Shivalingam gets released and goes home. Rangan surrenders to the court and gets 15 days of judicial custody. The collector arranges a wage hike negotiation between the union and the owners. The bosses agree to the union's demands. Divya informs Rangan that Kalyani got married. Shivalingam praises Rangan's revolutionary spirit. Kalyani sees Rangan talking to supporters; that night, Govindarajan and Kalyani's brother discuss killing him to stop him from interfering, which Kalyani overhears. Rangan leaves early during a communist event.

A farmer finds Rangan murdered that night. Shivalingam gets upset at his death. Rangan's murder upsets the entire village, especially Divya, Kalyani, and Rangan's younger sister. Kalyani tells Shivalingam that she heard her brother say he killed Rangan and that Shivalingam should kill Govindarajan. In anger, Shivalingam and his men go to Govindarajan's estate. As Govindarajan's associates escape, the gang surrounds and kills him, avenging Rangan's death.

== Production ==
The film was announced in October 2017, with director Manimaran and producer Vetrimaaran announcing that they would make a film starring Samuthirakani. Based on the novel Thariyudan, the story was to be set in the areas of Salem, Erode and Tirupur, and was said to focus on the lives of handloom weavers and the struggles they face. Ramya Subramanian was cast in the film after being recommended by Velraj and shot for the film in rural Tamil Nadu.

==Soundtrack==
The soundtrack was composed by Robert Sargunam.

Track listing
| No. | Title | Lyrics | Singer(s) | Length |
|---|---|---|---|---|
| 1. | "Sarvesa" | Yugabharathi | Jayamoorthy | 4:06 |
| 2. | "Pudhu Vidha" | Uma Devi | Saindhavi | 3:56 |
| 3. | "Porattam Illamal" | Yugabharathi, Uma Devi | Arunraja Kamaraj, Teejay, Robert Sargunam, Barath Veeraraghavan | 3:31 |

== Release and reception ==
The film was released theatrically across Tamil Nadu on 26 February 2021. A critic from The Hindu noted "this idealistic take on an ideology lacks verve" and that the film "fails to sell its politics convincingly". A reviewer from The Times of India stated "despite having a few interestingly-written characters, Sangathalaivan is another half-baked attempt which relies more on conveying ideologies."

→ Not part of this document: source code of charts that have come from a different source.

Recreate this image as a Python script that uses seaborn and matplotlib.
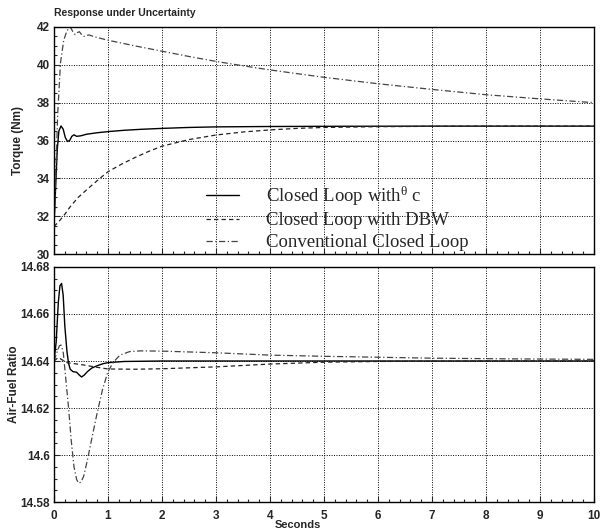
import numpy as np
import pandas as pd
import seaborn as sns
import matplotlib
matplotlib.use("Agg")
import matplotlib.pyplot as plt
from matplotlib.ticker import MultipleLocator, FuncFormatter

# --- dane: moment obrotowy (Nm) ---
t_tq_theta = [0, 0.03, 0.06, 0.09, 0.13, 0.17, 0.21, 0.25, 0.29, 0.33, 0.37, 0.42, 0.5, 0.6,
              0.8, 1.0, 1.3, 1.6, 2.0, 2.5, 3.0, 4.0, 5.0, 7.0, 10.0]
tq_theta = [31.5, 33.5, 35.5, 36.5, 36.77, 36.6, 36.15, 35.95, 36.0, 36.22, 36.3, 36.22, 36.25, 36.33,
            36.41, 36.47, 36.54, 36.59, 36.64, 36.69, 36.72, 36.74, 36.75, 36.76, 36.76]

t_tq_dbw = [0, 0.1, 0.2, 0.3, 0.45, 0.67, 0.85, 1.0, 1.25, 1.5, 1.75, 2.0, 2.5, 3.0, 3.5,
            4.0, 4.5, 5.0, 6.0, 7.0, 8.0, 10.0]
tq_dbw = [31.45, 31.75, 32.1, 32.5, 33.0, 33.56, 34.0, 34.35, 34.75, 35.1, 35.42, 35.7, 36.05, 36.29, 36.45,
          36.56, 36.64, 36.69, 36.73, 36.75, 36.76, 36.76]

t_tq_conv = [0, 0.03, 0.07, 0.12, 0.18, 0.24, 0.3, 0.35, 0.39, 0.43, 0.47, 0.51, 0.55, 0.6, 0.65,
             0.75, 1.0, 1.5, 2.0, 2.5, 3.0, 3.5, 4.0, 5.0, 6.0, 7.0, 8.0, 9.0, 10.0]
tq_conv = [31.5, 34.0, 37.5, 40.1, 41.3, 41.8, 42.0, 41.75, 41.6, 41.7, 41.75, 41.6, 41.5, 41.55, 41.58,
           41.48, 41.3, 41.0, 40.72, 40.44, 40.18, 39.95, 39.73, 39.34, 39.0, 38.7, 38.42, 38.2, 38.0]

# --- dane: stosunek powietrze/paliwo ---
t_af_theta = [0, 0.04, 0.08, 0.11, 0.14, 0.17, 0.2, 0.24, 0.27, 0.3, 0.35, 0.42, 0.47, 0.51, 0.56,
              0.62, 0.7, 0.8, 0.9, 1.0, 1.3, 2.0, 10.0]
af_theta = [14.64, 14.648, 14.665, 14.672, 14.673, 14.668, 14.655, 14.644, 14.639, 14.6365, 14.6355,
            14.6352, 14.634, 14.6332, 14.634, 14.6355, 14.637, 14.638, 14.6388, 14.6393, 14.6398, 14.64, 14.64]

t_af_dbw = [0, 0.08, 0.15, 0.25, 0.4, 0.55, 0.75, 1.0, 1.5, 2.0, 3.0, 4.0, 5.0, 6.0, 8.0, 10.0]
af_dbw = [14.64, 14.6415, 14.6405, 14.6392, 14.6388, 14.6383, 14.6375, 14.6366, 14.6365, 14.6367,
          14.6375, 14.6387, 14.6395, 14.6398, 14.64, 14.64]

t_af_conv = [0, 0.06, 0.1, 0.13, 0.17, 0.22, 0.27, 0.32, 0.37, 0.42, 0.46, 0.5, 0.55, 0.62, 0.7,
             0.8, 0.9, 1.0, 1.1, 1.22, 1.4, 1.6, 2.0, 3.0, 4.0, 5.0, 6.0, 7.0, 8.5, 10.0]
af_conv = [14.64, 14.644, 14.6465, 14.6468, 14.644, 14.632, 14.62, 14.606, 14.595, 14.5895, 14.588,
           14.5885, 14.591, 14.598, 14.607, 14.618, 14.628, 14.6355, 14.6395, 14.6425, 14.644, 14.6443,
           14.6442, 14.6435, 14.6425, 14.642, 14.6416, 14.6412, 14.6409, 14.6407]

labels = ["Closed Loop with$^{\\mathrm{θ}}$ c", "Closed Loop with DBW", "Conventional Closed Loop"]

# --- styl ---
sns.set_style("ticks")
plt.rcParams["font.family"] = ["Liberation Sans", "DejaVu Sans"]
plt.rcParams["mathtext.fontset"] = "custom"
plt.rcParams["mathtext.rm"] = "Liberation Serif"
plt.rcParams["mathtext.it"] = "Liberation Serif:italic"

styles = [
    dict(color="black", linestyle="-", lw=1.0),
    dict(color="#222222", linestyle=(0, (3.5, 2.5)), lw=0.9),
    dict(color="#444444", linestyle=(0, (5, 2, 1, 2)), lw=0.9),
]

fig = plt.figure(figsize=(6.0, 5.29), dpi=100)
ax1 = fig.add_axes([0.09, 0.5198, 0.90, 0.4292])
ax2 = fig.add_axes([0.09, 0.0510, 0.90, 0.4443])

# 1. moment obrotowy
for (t, v), lab, st in zip([(t_tq_theta, tq_theta), (t_tq_dbw, tq_dbw), (t_tq_conv, tq_conv)], labels, styles):
    sns.lineplot(x=t, y=v, ax=ax1, label=lab, **st)

# 2. stosunek A/F
for (t, v), st in zip([(t_af_theta, af_theta), (t_af_dbw, af_dbw), (t_af_conv, af_conv)], styles):
    sns.lineplot(x=t, y=v, ax=ax2, **st)

ax1.set_ylim(30, 42)
ax1.yaxis.set_major_locator(MultipleLocator(2))
ax1.yaxis.set_minor_locator(MultipleLocator(0.5))
ax2.set_ylim(14.58, 14.68)
ax2.yaxis.set_major_locator(MultipleLocator(0.02))
ax2.yaxis.set_minor_locator(MultipleLocator(0.005))
ax2.yaxis.set_major_formatter(FuncFormatter(lambda v, p: f"{v:.2f}".rstrip("0")))

for ax in (ax1, ax2):
    ax.set_xlim(0, 10)
    ax.xaxis.set_major_locator(MultipleLocator(1))
    ax.xaxis.set_minor_locator(MultipleLocator(0.2))
    ax.grid(True, which="major", color="black", linestyle=(0, (1, 1.5)), lw=0.7)
    ax.tick_params(which="both", direction="in", top=False, right=False, width=0.8)
    ax.tick_params(which="major", length=4, labelsize=8.5, pad=3)
    ax.tick_params(which="minor", length=2.5)
    for sp in ax.spines.values():
        sp.set_linewidth(1.0)
        sp.set_color("black")
    for lb in ax.get_yticklabels() + ax.get_xticklabels():
        lb.set_fontweight("bold")
    ax.set_xlabel("")
    ax.set_ylabel("")

ax1.tick_params(axis="x", labelbottom=False)
ax2.tick_params(axis="x", pad=6)

fig.text(0.09, 0.975, "Response under Uncertainty", fontsize=7.5, fontweight="bold", va="center", ha="left")
fig.text(0.03, 0.734, "Torque (Nm)", fontsize=8.5, fontweight="bold", rotation=90, va="center", ha="center")
fig.text(0.024, 0.273, "Air-Fuel Ratio", fontsize=8.5, fontweight="bold", rotation=90, va="center", ha="center")
fig.text(0.497, 0.017, "Seconds", fontsize=8, fontweight="bold", va="top", ha="center")

ax1.legend(loc="center left", bbox_to_anchor=(0.265, 0.16), frameon=False,
           prop={"family": "Liberation Serif", "size": 13.5}, handlelength=1.75,
           handletextpad=1.4, labelspacing=0.25, borderpad=0)

plt.savefig("out.png", dpi=100)
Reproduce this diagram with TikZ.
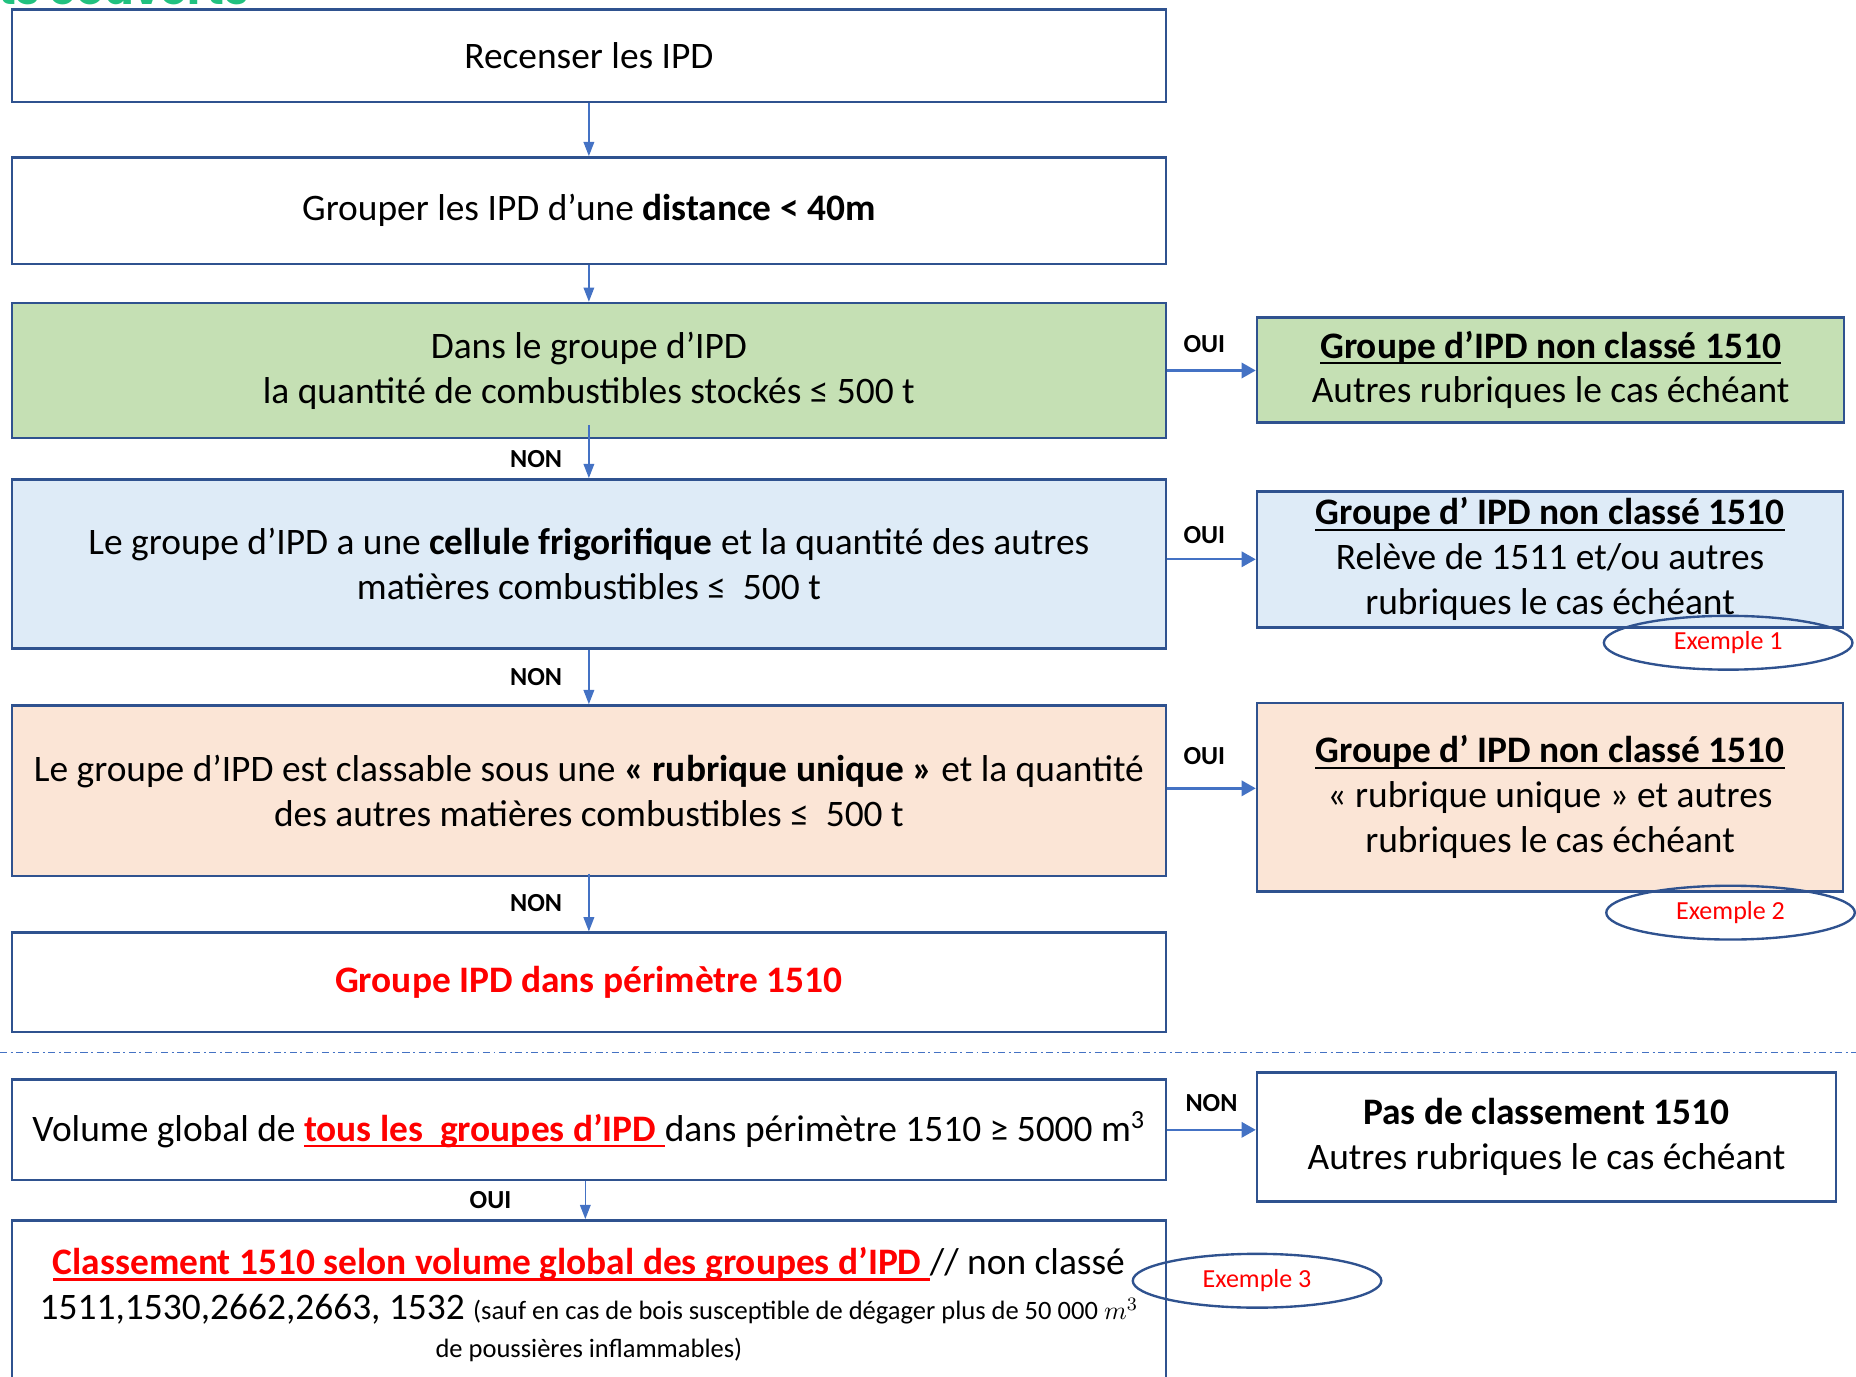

Sify called the film "average", adding "the problem is that the director fails to pack the content of the novel within a two-hour film. The editing is shoddy and we get the feel that several scenes were chopped off to speed up the proceedings." In contrast, News Today noted "Sangathalaivan provides a good watch. The characters shown with various emotions engrosses audience. Had it been less preachy, this sure to leave an impact." Likewise, Cinema Express noted it was "a slow-burn drama that give us the pleasant feeling of reading a novel from the 90s."